I was super busy today getting ready for Andy’s party. I made him call people to invite them if I didn’t think they knew about it already. He was so funny about it-He was mostly leaving messages saying “This is Andy, I’m calling to invite you to a party in my honor.” He loved the party today. He is all about parties, and to be the main attraction was all he could have asked for. lol My mom asked him at one point if he needed to get back in his bed and he said no, so she told him that if he needed everyone to leave to just say and she could have the room cleared fast for him. He said “But I’m getting all the attention!” lol What a ‘yellow’.
The party was really fun. I was surprised at how many people came. I was worried that only a couple people were going to come-I guess I don’t have much trust in my ‘party-throwing’ skills, but andy has always been the party master so people came for him. 🙂 And, it wasn’t a huge mess after. Yay! lol Thanks to everyone who came-it really was great.
I think I’m almost done organizing. It’s feeling really good. I have a few things I’m selling and a few things to move around, but I’m seeing the end! My mom and Dad and sister were over last night to rearrange my living room so we could include andy. there was a couch/tv area and the room was split in half-and he was in the other half. So we moved stuff around to be able to have his bed as part of the tv/couch area to include him. The next goal I have is to get something set up so all his supplies are accessible to him so he can gather everything and be independent, possibly not needing me at all for some things.

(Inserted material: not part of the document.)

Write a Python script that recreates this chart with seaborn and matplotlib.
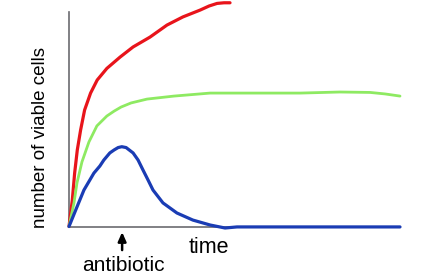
import matplotlib
matplotlib.use("Agg")
import matplotlib.pyplot as plt
import seaborn as sns
import pandas as pd

# time (arbitrary units) vs number of viable cells (arbitrary units)
red_t = [0, 1.0, 1.7, 2.5, 3.5, 4.7, 6.5, 8.5, 11.4, 15.4, 19.3, 24.4, 29.5, 34.3,
         39.5, 42.2, 44.6, 46.7, 48.5]
red_v = [0, 12.4, 24.9, 35.7, 45.0, 54.3, 62.2, 68.3, 73.7, 79.0, 83.7, 88.3, 93.9, 97.7,
         100.9, 102.8, 104.0, 104.3, 104.3]

green_t = [0, 1.5, 2.4, 3.9, 6.0, 8.4, 11.4, 13.6, 15.7, 18.7, 23.5, 31.6, 42.5, 51.5,
           60.5, 69.6, 81.6, 90.7, 95.2, 99.7]
green_v = [0, 11.0, 20.3, 30.1, 39.4, 46.9, 51.5, 53.8, 55.7, 57.6, 59.4, 60.8, 62.2, 62.2,
           62.2, 62.2, 62.7, 62.5, 61.8, 60.8]

blue_t = [0, 2.4, 4.5, 7.5, 9.3, 10.5, 12.3, 13.6, 14.8, 15.9, 17.2, 19.3, 20.8, 22.3,
          23.8, 25.3, 28.3, 32.5, 37.3, 42.5, 47.0, 50.6, 57.5, 99.7]
blue_v = [0, 9.1, 17.0, 24.9, 28.2, 31.0, 34.3, 35.7, 36.8, 37.2, 36.8, 34.3, 31.0, 26.3,
          21.7, 17.0, 11.0, 6.3, 3.0, 0.7, -0.7, -0.2, -0.2, -0.2]

antibiotic_time = 16.0

x_label = "time"
y_label = "number of viable cells"
arrow_label = "antibiotic"

plt.rcParams['font.family'] = ['Liberation Sans', 'DejaVu Sans']

fig = plt.figure(figsize=(4.25, 2.8), dpi=100)
ax = fig.add_axes([69/425, 53.5/280, 332/425, 214.5/280])

series = [
    (red_t, red_v, "#e8141b", 2.3),
    (green_t, green_v, "#8eea62", 2.0),
    (blue_t, blue_v, "#1a3cb4", 2.3),
]
for t, v, c, lw in series:
    df = pd.DataFrame({"t": t, "v": v})
    sns.lineplot(data=df, x="t", y="v", ax=ax, color=c, linewidth=lw,
                 sort=False, clip_on=False, zorder=3,
                 solid_joinstyle="round", solid_capstyle="round")

ax.set_xlim(0, 100)
ax.set_ylim(0, 100)
ax.set_xticks([])
ax.set_yticks([])
ax.set_xlabel("")
ax.set_ylabel("")
for s in ["top", "right"]:
    ax.spines[s].set_visible(False)
for s in ["left", "bottom"]:
    ax.spines[s].set_color("#6b6b70")
    ax.spines[s].set_linewidth(1.2)
ax.spines["bottom"].set_bounds(0, 50)

ax.annotate("", xy=(antibiotic_time, -2.6), xytext=(antibiotic_time, -11.0),
            xycoords="data", textcoords="data", annotation_clip=False,
            arrowprops=dict(arrowstyle="-|>,head_length=0.45,head_width=0.2",
                            mutation_scale=12, color="black", lw=1.8,
                            shrinkA=0, shrinkB=0))
ax.text(antibiotic_time + 0.3, -18.2, arrow_label, ha="center", va="center",
        fontsize=15, color="black", clip_on=False)
ax.text(42.2, -10, x_label, ha="center", va="center", fontsize=15.5,
        color="black", clip_on=False)

fig.text(41/425, 1 - 137/280, y_label, rotation=90, ha="center", va="center",
         fontsize=13.5, color="black")

fig.savefig("out.png", dpi=100, facecolor="white")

Tomorrow is the last day that Aprill is off work. I’m nervous about next week. I honestly don’t think I can do this on my own, but I will just have to, we will just have to. I think I’m going to try and figure out what time(s) of day are the worst and maybe try and have someone come over to help during that time. I’m thinking mornings are bad-when I’m trying to get Andy up and going. It takes so much time and focus and it’s hard to take care of the kids at the same time.
Andy and I are really both trying so hard with all this. We are getting along better and we are both trying to communicate our needs more than before. As bad as this is, there are so many things that are coming out of it that are good. I feel so blessed that he is even alive, but also talking and normal and will walk again, etc. I am blessed to have such support around. I have learned a lot about how to support someone in crisis from this. I’m so thankful to my family, to aprill. She really has taken the brunt of this. I can’t take any stress out on the kids, I can’t take it out on Andy and I’m sure aprill has received most of that, but she still keeps on coming back for more. I’m so thankful that workers comp. is paying for everything. I see bills and there is no way we could ever do this on our own. (his shared room in rehab was 610.00 a night! His cushion on his wheelchair is almost 400.00! the mattress on his bed is rented for almost 400.00 a month! The medipillar is rented for 200.00 A WEEK!) Really, if you are going to get hurt like this, do it at work. 🙂
Neuroworx called and we set up therapy-he will go Mon, Thur, Fri at 10am for about an hour and a half. That will be cool. I’m feeling a lot of responsibility having him not doing therapy to do all the exercises at home. Maybe I will still have ‘homework’ but it’s been hard to find the time to get them in, and I don’t really know what I’m doing. Anyway, it will be good to have him going to therapy again.